Celtics legend Jo Jo White and his wife Debbie received a phone call from the Naismith Memorial Basketball Hall of Fame on April 1, and for a fleeting moment, they thought it might be a cruel April Fools’ Day joke.
White, whose NBA career ended in 1981, had been waiting patiently since then, wondering if people might forget him before he could be remembered forever. But when the Whites realized Hall of Fame president and CEO John Doleva was on the line, they knew this was no prank.
“I wanted you to be the first one that I called,” Debbie recalled Doleva saying, “because it is long overdue.”
The family had to keep the big news tucked away for five days, but on Monday it became public: Jo Jo White would be part of the Hall of Fame’s Class of 2015.
“Well, you’ve wanted to hear certain things, and all of a sudden, you know, the right call comes,” White told the Globe by phone from Indianapolis. “I wanted to jump up shouting.”
White’s former Celtics coach, Tommy Heinsohn, will join him in Springfield. Heinsohn is already in the Hall as a player, but in February it was announced that he had been voted in by the Veterans Committee as a coach.
Former Celtics coach Bill Fitch, who was a finalist for the Hall, was not elected.
Other notable Hall of Fame selections include Kentucky coach John Calipari, five-time NBA All-Star Spencer Haywood, shot-blocking center Dikembe Mutombo, and referee Dick Bavetta. The induction ceremony will be held in Springfield this September.
White was a seven-time All-Star and a key part of the Celtics’ 1974 and 1976 NBA championship teams. The 6-foot-3-inch guard was named the MVP of the 1976 Finals and averaged 17.2 points per game over 12 seasons. He was also a member of the gold medal-winning 1968 US Olympic team.
“He was smooth, smart, dependable,” said Hall of Famer Dave Cowens, who was White’s roommate for four seasons with the Celtics. “A hell of a shooter. It was a little bit funny, because he almost shot the ball on his way down. But he was a good defender and he ran the show and knew how to get people open. Really, he was good at everything.”
Debbie White said the couple had received nearly 400 congratulatory text messages as of Monday evening. They heard from Cowens, John Havlicek, Charlie Scott, and Earl Monroe, to name just a few.

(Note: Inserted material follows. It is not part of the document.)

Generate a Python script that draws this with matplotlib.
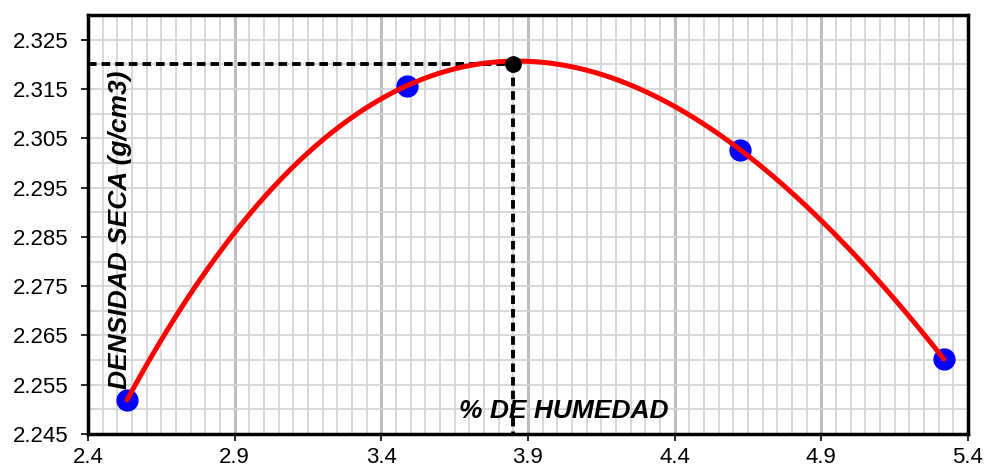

The past five years have been a struggle for White, who underwent surgery in 2010 to remove a brain tumor. Debbie White said her husband had to relearn simple tasks, like walking and talking. But he has pressed on. On Monday he spoke deliberately, occasionally pausing to gather his words. But it was clear the moment resonated.
“Whoa,” White said. “This is what we were looking for. Since I’ve been here, the Celtics have helped me get to a certain level. I’m proud of them. I wouldn’t trade them for anything in the world.”
White is eager to see how many Celtics fans attend the induction ceremony in Springfield this September. Debbie White said her husband’s connection to the team has endured long past retirement, particularly as the franchise stood by him as he recovered from surgery.
“One of the biggest joys is being with the Celtics all these years, and how they’ve embraced him,” Debbie White said. “We’re just so blessed and very humbled. Now, it all comes full circle for a game that he loved, a game that he would have played for free.”